Además, como no éramos más que unos modestos principiantes, aceptábamos la mutua crítica sobre nuestros trabajos.
A los dos o tres años de comenzar nuestros estudios se despertó en Giuliano su furor creativo. Dibujaba; pintaba, grababa o esculpía sin hallar dificultad en el orden técnico. A raíz de esto, empezó a perfilarse a su alrededor una aureola de genio indiscutido, cuyas consecuencias, para él, no fueron muy felices.
(…)
Aldo ya se sentía en un plano muy superior al de sus compañeros y durante el último año de la escuela se lanzó a la escultura para emprender algunas obras de alto vuelo.
Una noche me anunció en gran secreto que había dado término a dos obras, una de las cuales proyectaba enviar al próximo salón de primavera.
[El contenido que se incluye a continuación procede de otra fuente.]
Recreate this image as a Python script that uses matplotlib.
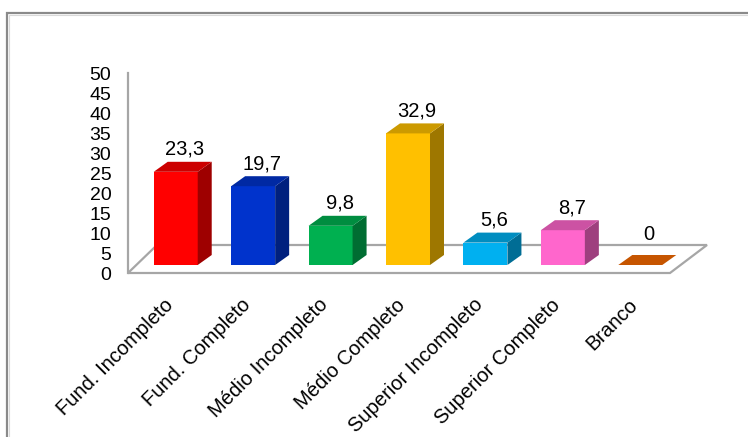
import numpy as np
import matplotlib.pyplot as plt
from matplotlib.patches import Polygon, Rectangle
from matplotlib.colors import to_rgb

categories = ['Fund. Incompleto', 'Fund. Completo', 'Médio Incompleto', 'Médio Completo',
              'Superior Incompleto', 'Superior Completo', 'Branco']
values = [23.3, 19.7, 9.8, 32.9, 5.6, 8.7, 0]
colors = ['#ff0000', '#0033cc', '#00b050', '#ffc000', '#00b0f0', '#ff66cc', '#c65500']
yticks = list(range(0, 51, 5))

plt.rcParams['font.family'] = ['Liberation Sans', 'DejaVu Sans']
plt.rcParams['font.size'] = 14.5

W, H = 748, 437
fig = plt.figure(figsize=(W / 100, H / 100), dpi=100)

# outer chart frame (runs off the right and bottom of the picture)
fig.patches.append(Rectangle((6.5 / W, -0.1), 1.2, (H - 13) / H + 0.1, transform=fig.transFigure,
                             fill=False, ec='#8a8a8a', lw=1.6))
fig.patches.append(Rectangle((8.5 / W, -0.1), 1.2, (H - 15) / H + 0.1, transform=fig.transFigure,
                             fill=False, ec='#d9d9d9', lw=0.8))

ax = fig.add_axes([128 / W, (H - 273) / H, (670 - 128) / W, 200 / H])
n = len(categories)
x = np.arange(n)
ax.set_xlim(-0.5, n - 0.5)
ax.set_ylim(0, 50)

# pixels per data unit, used for the fake 3d depth
sx = ax.bbox.width / n
sy = ax.bbox.height / 50


def off(px, py, dx, dy):
    return (px + dx / sx, py + dy / sy)


grey = '#a6a6a6'
# floor
floor = Polygon([(-0.5, 0), (n - 0.5, 0), off(n - 0.5, 0, 37, 28), off(-0.5, 0, 29, 28)],
                closed=True, fc='white', ec=grey, lw=1.6, clip_on=False, zorder=1)
ax.add_patch(floor)
ax.plot([-0.5, -0.5], [0, 50], color=grey, lw=1.6, clip_on=False, zorder=1)

bw = 44 / sx
fx, fy = 9 / sx, 8 / sy        # front face shift from the front floor edge
ddx, ddy = 14, 10              # bar depth in pixels
for xi, v, c in zip(x, values, colors):
    rgb = np.array(to_rgb(c))
    side = tuple(rgb * 0.62)
    top = tuple(rgb * 0.80)
    x0, x1 = xi + fx - bw / 2, xi + fx + bw / 2
    b, t = fy, fy + v
    if v > 0:
        ax.bar(xi + fx, v, width=bw, bottom=b, color=c, zorder=3, clip_on=False)
        ax.add_patch(Polygon([(x1, b), (x1, t), off(x1, t, ddx, ddy), off(x1, b, ddx, ddy)],
                             closed=True, fc=side, ec='none', zorder=3, clip_on=False))
        ax.add_patch(Polygon([(x0, t), (x1, t), off(x1, t, ddx, ddy), off(x0, t, ddx, ddy)],
                             closed=True, fc=top, ec='none', zorder=3, clip_on=False))
        lx, ly = off(xi + fx, t, 9, ddy + 3)
    else:
        ax.add_patch(Polygon([(x0, t), (x1, t), off(x1, t, ddx, ddy), off(x0, t, ddx, ddy)],
                             closed=True, fc=c, ec='none', zorder=3, clip_on=False))
        lx, ly = off(xi + fx, t, 9, ddy + 11)
    ax.text(lx, ly, f'{v:g}'.replace('.', ','), ha='center', va='bottom', zorder=4)

ax.set_yticks(yticks)
ax.set_yticklabels([str(t) for t in yticks], fontsize=14)
ax.set_xticks(x - 3 / sx)
ax.set_xticklabels(categories, rotation=45, ha='right', rotation_mode='anchor')
ax.tick_params(axis='y', length=0, pad=12)
ax.tick_params(axis='x', length=0, pad=16)
for s in ax.spines.values():
    s.set_visible(False)
ax.patch.set_visible(False)

fig.savefig('out.png', dpi=100)
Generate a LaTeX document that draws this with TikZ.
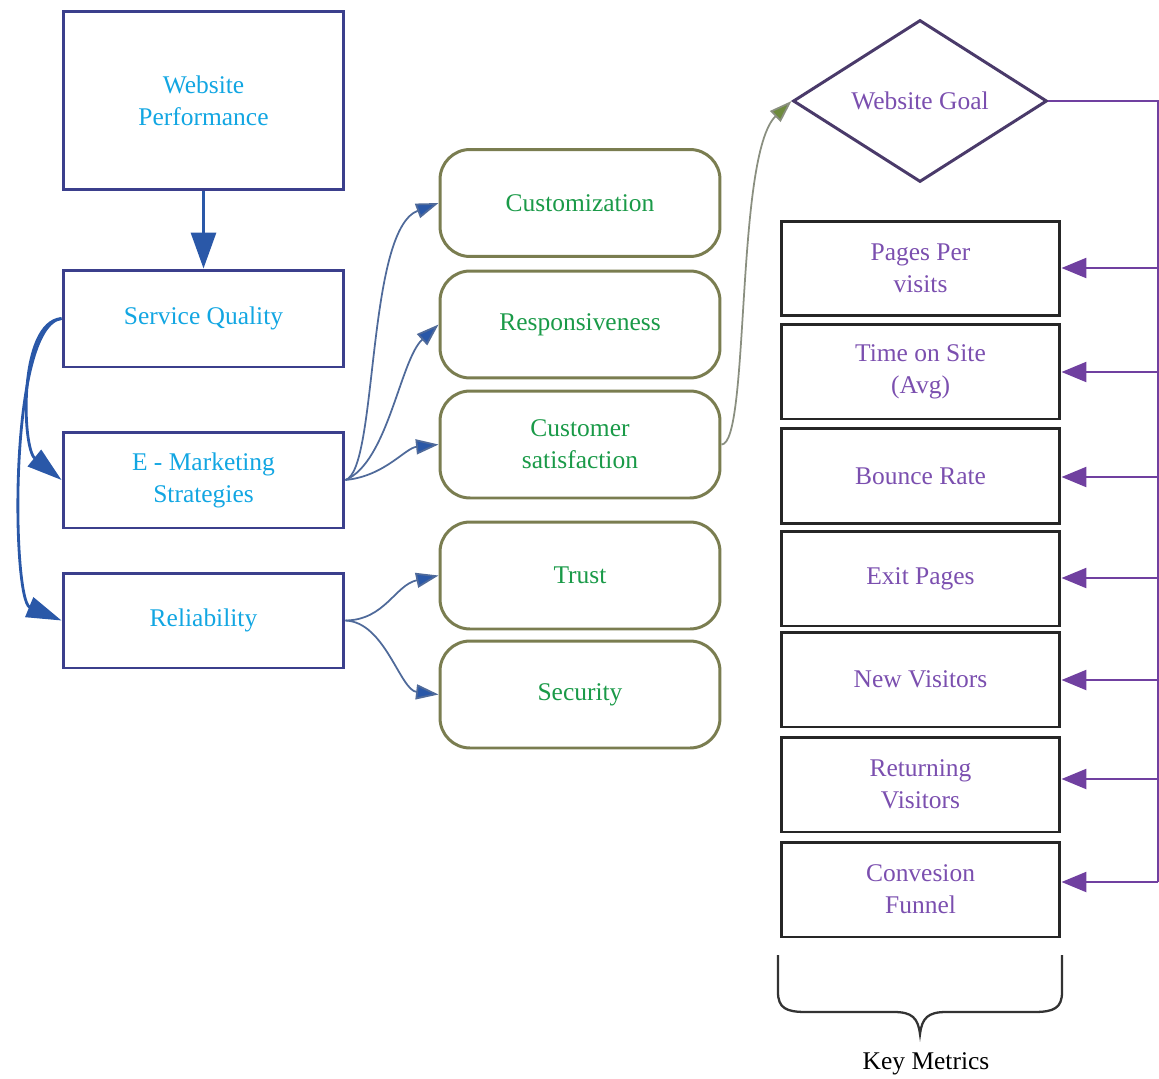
\documentclass[tikz,border=0pt]{standalone}
\usepackage{fontspec}
\setmainfont{Liberation Serif}
\usetikzlibrary{shapes.geometric,arrows.meta}
\definecolor{navyb}{HTML}{3B3F8C}
\definecolor{cyanT}{HTML}{12A6E2}
\definecolor{olivebd}{HTML}{7A7D50}
\definecolor{greenT}{HTML}{1A9A48}
\definecolor{purpT}{HTML}{7B4FAF}
\definecolor{purpL}{HTML}{7040A0}
\definecolor{diabd}{HTML}{4A3A6A}
\definecolor{blueA}{HTML}{2A58A8}
\definecolor{slateL}{HTML}{4F6A9A}
\definecolor{oliveA}{HTML}{6E8B3D}
\definecolor{grayL}{HTML}{8A8F80}
\begin{document}
\begin{tikzpicture}[x=0.02cm,y=-0.02cm,
  font=\fontsize{14.5}{18.2}\selectfont,
  bluebox/.style={draw=navyb, line width=1.7pt, text=cyanT, align=center,
    minimum width=5.62cm, inner sep=0pt},
  greenbox/.style={draw=olivebd, line width=1.7pt, text=greenT, align=center,
    rounded corners=0.6cm, minimum width=5.6cm, minimum height=2.14cm, inner sep=0pt},
  metricbox/.style={draw=black!85, line width=1.7pt, text=purpT, align=center,
    minimum width=5.58cm, minimum height=1.9cm, inner sep=0pt},
  goalbox/.style={diamond, draw=diabd, line width=1.7pt, text=purpT, aspect=1.57,
    minimum width=5.08cm, minimum height=3.24cm, inner sep=0pt},
  bigarrow/.style={draw=blueA, line width=1.8pt, -{Triangle[width=0.5cm,length=0.72cm]}, fill=none},
  sidearrow/.style={draw=blueA, line width=1.6pt, -{Triangle[width=0.42cm,length=0.7cm]}},
  fanarrow/.style={draw=slateL, line width=1pt, -{Triangle[width=0.3cm,length=0.45cm,fill=blueA]}},
  goalarrow/.style={draw=grayL, line width=1pt, -{Triangle[width=0.3cm,length=0.45cm,fill=oliveA]}},
  purpline/.style={draw=purpL, line width=1.4pt},
  purparrow/.style={draw=purpL, line width=1.4pt, -{Triangle[width=0.4cm,length=0.5cm]}},
]
\useasboundingbox (0,0) rectangle (1159,1078);

% left column
\node[bluebox, minimum height=3.58cm] (wp) at (203.5,100.5) {Website\\ Performance};
\node[bluebox, minimum height=1.94cm] (sq) at (203.5,318.5) {Service Quality};
\node[bluebox, minimum height=1.92cm] (em) at (203.5,480) {E - Marketing\\ Strategies};
\node[bluebox, minimum height=1.9cm] (rel) at (203.5,620.5) {Reliability};

% middle column
\node[greenbox] (cu) at (580,203) {Customization};
\node[greenbox] (re) at (580,324.5) {Responsiveness};
\node[greenbox] (cs) at (580,444.5) {Customer\\ satisfaction};
\node[greenbox] (tr) at (580,575.5) {Trust};
\node[greenbox] (se) at (580,694.5) {Security};

% right column
\node[goalbox] (gl) at (920,101) {Website Goal};
\node[metricbox] (pv) at (920.5,268.5) {Pages Per\\ visits};
\node[metricbox] (ts) at (920.5,371.5) {Time on Site\\ (Avg)};
\node[metricbox] (br) at (920.5,476) {Bounce Rate};
\node[metricbox] (ep) at (920.5,578.5) {Exit Pages};
\node[metricbox] (nv) at (920.5,679.5) {New Visitors};
\node[metricbox] (rv) at (920.5,784.5) {Returning\\ Visitors};
\node[metricbox] (cf) at (920.5,889.5) {Convesion\\ Funnel};
\node[text=black] (km) at (926,1064) {Key Metrics};

% left connectors
\draw[bigarrow] (wp.south) -- (sq.north);
\draw[sidearrow] (sq.west) .. controls (18,322) and (22,448) .. (em.west);
\draw[sidearrow] (sq.west) .. controls (8,325) and (12,600) .. (rel.west);

% fan connectors
\draw[fanarrow] (em.east) .. controls (378,470) and (366,230) .. (cu.west);
\draw[fanarrow] (em.east) .. controls (388,462) and (400,360) .. (re.west);
\draw[fanarrow] (em.east) .. controls (385,476) and (405,448) .. (cs.west);
\draw[fanarrow] (rel.east) .. controls (385,620) and (395,585) .. (tr.west);
\draw[fanarrow] (rel.east) .. controls (385,622) and (400,690) .. (se.west);

% to goal
\draw[goalarrow] (cs.east) .. controls (750,445) and (735,155) .. (gl.west);

% purple feedback
\coordinate (r1) at (1158,268);
\coordinate (r2) at (1158,372);
\coordinate (r3) at (1158,477);
\coordinate (r4) at (1158,578);
\coordinate (r5) at (1158,680);
\coordinate (r6) at (1158,779);
\coordinate (r7) at (1158,882);
\draw[purpline] (gl.east) -| (r7);
\draw[purparrow] (r1) -- (r1 -| pv.east);
\draw[purparrow] (r2) -- (r2 -| ts.east);
\draw[purparrow] (r3) -- (r3 -| br.east);
\draw[purparrow] (r4) -- (r4 -| ep.east);
\draw[purparrow] (r5) -- (r5 -| nv.east);
\draw[purparrow] (r6) -- (r6 -| rv.east);
\draw[purparrow] (r7) -- (r7 -| cf.east);

% brace
\draw[black!80, line width=1.3pt]
  (778,955) -- (778,992) .. controls (778,1008) and (786,1012) .. (806,1012)
  -- (894,1012) .. controls (912,1012) and (918,1018) .. (920,1034)
  .. controls (922,1018) and (928,1012) .. (946,1012)
  -- (1034,1012) .. controls (1054,1012) and (1062,1008) .. (1062,992) -- (1062,955);
\end{tikzpicture}
\end{document}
Como según él las dos eran muy buenas, deseaba que yo lo iluminara para sacarlo de sus dudas.
En el galpón de la herrería, adosado a la casa, Aldo se había construido un buen taller en donde, recubiertas por los paños, se destacaba la mole informe de dos obras, rodeadas de infinidad de estudios y bocetos.
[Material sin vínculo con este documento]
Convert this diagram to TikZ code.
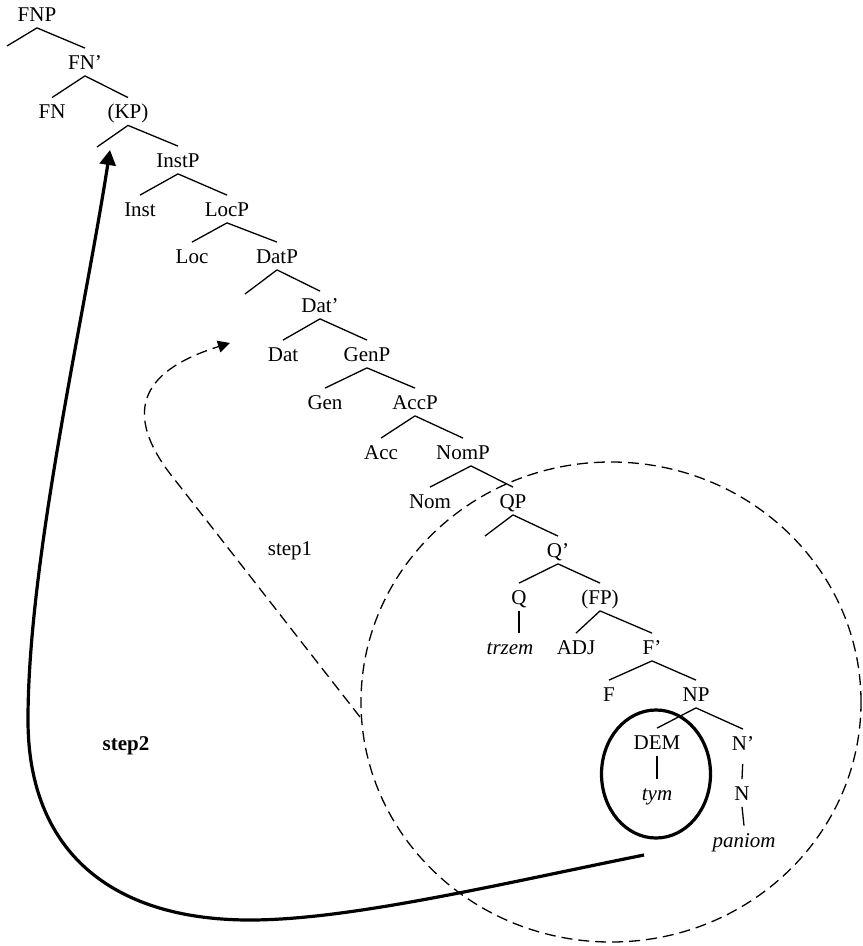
\documentclass[tikz,border=0pt]{standalone}
\usepackage{fontspec}
\setmainfont{Liberation Serif}
\usetikzlibrary{shapes.geometric, arrows.meta, positioning, calc}

\begin{document}
\begin{tikzpicture}[
    x=0.5pt, y=-0.5pt,
    cat/.style={anchor=base, inner sep=1pt, text height=9.5pt, text depth=2pt,
        font=\fontsize{10.5pt}{12pt}\selectfont},
    word/.style={cat, font=\fontsize{10.5pt}{12pt}\selectfont\itshape},
    branch/.style={line width=0.65pt},
    movezone/.style={ellipse, draw, dash pattern=on 5.5pt off 3pt, line width=0.65pt,
        minimum width=250pt, minimum height=240pt, inner sep=0pt},
    focuszone/.style={ellipse, draw, line width=1.6pt,
        minimum width=54.5pt, minimum height=64pt, inner sep=0pt},
    move/.style={-{Triangle[length=7.5pt, width=8pt]}, line width=1.6pt},
    dashmove/.style={-{Triangle[length=6pt, width=6pt]}, line width=0.65pt, dash pattern=on 5.5pt off 3pt},
    steplabel/.style={anchor=base, font=\fontsize{10.5pt}{12pt}\selectfont},
]
\useasboundingbox (0,0) rectangle (862,946);

% --- Circled domains ---
\node[movezone] (zone) at (611,702) {};
\node[focuszone] (demzone) at (656,774) {};

% --- Tree ---
\node[cat] (FNP) at (37,21.5) {FNP};
\coordinate (FNPgap) at (7,46);
\node[cat] (FNbar) at (85,69.5) {FN'};
\node[cat] (FN) at (52,119) {FN};
\node[cat] (KP) at (128,119) {(KP)};
\coordinate (KPgap) at (97,147);
\node[cat] (InstP) at (178,167.5) {InstP};
\node[cat] (Inst) at (140,216.5) {Inst};
\node[cat] (LocP) at (227,216.5) {LocP};
\node[cat] (Loc) at (192,263.5) {Loc};
\node[cat] (DatP) at (277,263.5) {DatP};
\coordinate (DatPgap) at (245,294);
\node[cat] (Datbar) at (320,312.5) {Dat'};
\node[cat] (Dat) at (283,361.5) {Dat};
\node[cat] (GenP) at (367,361.5) {GenP};
\node[cat] (Gen) at (325,409.5) {Gen};
\node[cat] (AccP) at (415,409.5) {AccP};
\node[cat] (Acc) at (381,459.5) {Acc};
\node[cat] (NomP) at (463,459.5) {NomP};
\node[cat] (Nom) at (430,508.5) {Nom};
\node[cat] (QP) at (513,508.5) {QP};
\coordinate (QPgap) at (485,536);
\node[cat] (Qbar) at (558,557.5) {Q'};
\node[cat] (Q) at (519,604.5) {Q};
\node[cat] (FP) at (600,604.5) {(FP)};
\node[word] (trzem) at (510,654.5) {trzem};
\node[cat] (ADJ) at (576,654.5) {ADJ};
\node[cat] (Fbar) at (652,654.5) {F'};
\node[cat] (F) at (609,701.5) {F};
\node[cat] (NP) at (696,701.5) {NP};
\node[cat] (DEM) at (657,749.5) {DEM};
\node[cat] (Nbar) at (743,750.5) {N'};
\node[word] (tym) at (657,800) {tym};
\node[cat] (N) at (742,800.5) {N};
\node[word] (paniom) at (744,847) {paniom};

% --- Branches ---
\draw[branch] (FNP.south) -- (FNPgap);
\draw[branch] (FNP.south) -- (FNbar.north);
\draw[branch] (FNbar.south) -- (FN.north);
\draw[branch] (FNbar.south) -- (KP.north);
\draw[branch] (KP.south) -- (KPgap);
\draw[branch] (KP.south) -- (InstP.north);
\draw[branch] (InstP.south) -- (Inst.north);
\draw[branch] (InstP.south) -- (LocP.north);
\draw[branch] (LocP.south) -- (Loc.north);
\draw[branch] (LocP.south) -- (DatP.north);
\draw[branch] (DatP.south) -- (DatPgap);
\draw[branch] (DatP.south) -- (Datbar.north);
\draw[branch] (Datbar.south) -- (Dat.north);
\draw[branch] (Datbar.south) -- (GenP.north);
\draw[branch] (GenP.south) -- (Gen.north);
\draw[branch] (GenP.south) -- (AccP.north);
\draw[branch] (AccP.south) -- (Acc.north);
\draw[branch] (AccP.south) -- (NomP.north);
\draw[branch] ([xshift=4pt]NomP.south) -- (Nom.north);
\draw[branch] ([xshift=4pt]NomP.south) -- (QP.north);
\draw[branch] (QP.south) -- (QPgap);
\draw[branch] (QP.south) -- (Qbar.north);
\draw[branch] (Qbar.south) -- (Q.north);
\draw[branch] (Qbar.south) -- (FP.north);
\draw[branch] (Q.south) -- (Q.south |- trzem.north);
\draw[branch] (FP.south) -- (ADJ.north);
\draw[branch] (FP.south) -- (Fbar.north);
\draw[branch] (Fbar.south) -- (F.north);
\draw[branch] (Fbar.south) -- (NP.north);
\draw[branch] (NP.south) -- (DEM.north);
\draw[branch] (NP.south) -- (Nbar.north);
\draw[branch] (DEM.south) -- (tym.north);
\draw[branch, shorten <=3.5pt] (Nbar.south) -- (N.north);
\draw[branch] (N.south) -- (paniom.north);

% --- Steps ---
\node[steplabel] (step1) at (290,555) {step1};
\node[steplabel, font=\fontsize{10.5pt}{12pt}\selectfont\bfseries] (step2) at (126,750) {step2};

\coordinate (s1start) at (360,717);
\coordinate (s1bend) at (175,480);
\coordinate (s1end) at (230,343);
\draw[dashmove] (s1start) -- (s1bend) .. controls (110,400) and (160,365) .. (s1end);

\coordinate (s2start) at (644,855);
\coordinate (s2end) at (110,150);
\draw[move] (s2start) .. controls (500,884) and (350,920) .. (250,920)
    .. controls (110,920) and (28,850) .. (28,720)
    .. controls (28,560) and (84,318) .. (s2end);

\end{tikzpicture}
\end{document}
Luego, pasamos al Canto de la tierra. Consistía en un robusto desnudo de mujer rodeada de una docena de chiquillos que se disputaban las protuberancias de su cuerpo. En verdad, ninguna de las dos me parecía un verdadero acierto, pero, diplomáticamente, me decidí por ésta, y acentué mi falta de franqueza con vagos gestos de admiración y algunas apreciaciones inaudibles. Pero al rato, arrepentido ante mi falta de coraje, insinué unos reparos y le dije que si eliminaba una media docena de esos párvulos, el desnudo de mujer, símbolo de la tierra, surgiría en toda la plenitud de su belleza.
Desde entonces, Aldo fue consagrado como un auténtico talento y empezó una brillante carrera de halagos y de premios que, si bien no influyó para nada en nuestros juicios, nos perturbó bastante al constatar el escaso valor de los jurados, el dudoso significado de los premios y la poca consistencia de la enseñanza en nuestra escuela.
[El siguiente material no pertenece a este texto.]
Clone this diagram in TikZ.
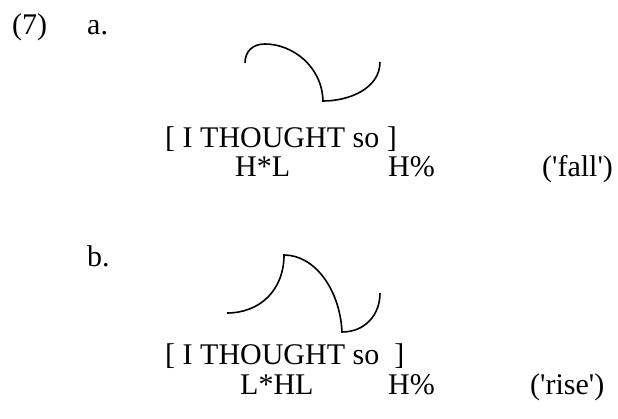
\documentclass[tikz,border=0pt]{standalone}
\usepackage{fontspec}
\setmainfont{Liberation Serif}
\tikzset{
  lbl/.style={anchor=base west, inner sep=0pt, font=\fontsize{30}{36}\selectfont},
  contour/.style={line width=1.6pt, line join=miter}
}
\begin{document}
\begin{tikzpicture}[x=1pt,y=-1pt]
\useasboundingbox (0,0) rectangle (618,419);
% labels
\node[lbl] (num) at (12,35) {(7)};
\node[lbl] (la) at (87,35) {a.};
\node[lbl] (sa) at (165,148) {[ I THOUGHT so ]};
\node[lbl] (ta1) at (235,177) {H*L};
\node[lbl] (ta2) at (388,177) {H\%};
\node[lbl] (ga) at (542,177) {(\textquotesingle fall\textquotesingle)};
\node[lbl] (lb) at (87,267) {b.};
\node[lbl] (sb) at (165,364) {[ I THOUGHT so\ \ ]};
\node[lbl] (tb1) at (240,394) {L*HL};
\node[lbl] (tb2) at (388,394) {H\%};
\node[lbl] (gb) at (530,394) {(\textquotesingle rise\textquotesingle)};
% contour a
\draw[contour] (245,63) .. controls (245,52) and (252,44) .. (265,44)
  .. controls (292,44) and (322,66) .. (323,101)
  .. controls (350,101) and (380,88) .. (380,62);
% contour b
\draw[contour] (227,313) .. controls (260,313) and (284,290) .. (284,255)
  .. controls (315,255) and (340,290) .. (342,332)
  .. controls (365,332) and (380,315) .. (380,293);
\end{tikzpicture}
\end{document}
Mientras esto ocurría, los que habíamos empezado a embadurnar algunas telas y luchábamos penosamente en el anonimato, llegamos a la conclusión de que el ambiente argentino de esa época no podía ofrecer una buena solución a nuestras inquietudes.
Cuando el grupo de artistas de mi generación fue a Europa y se enfrentó con el control de los museos y los artistas que representaban nuestra época, comprendimos que andábamos perdidos y teníamos que empezar todo de nuevo. Se necesitaba una considerable dosis de modestia para admitir esos errores, después de seis años de academia.
Poussin, Cezanne, la construcción y la síntesis abstracta nos abrieron los ojos. Mientras tanto, nos llegaban noticias de los triunfos de Aldo y el relego de nuestros balbuceos, en los Salones Nacionales, a una última sala que el público y la crítica llamaban: "El infierno".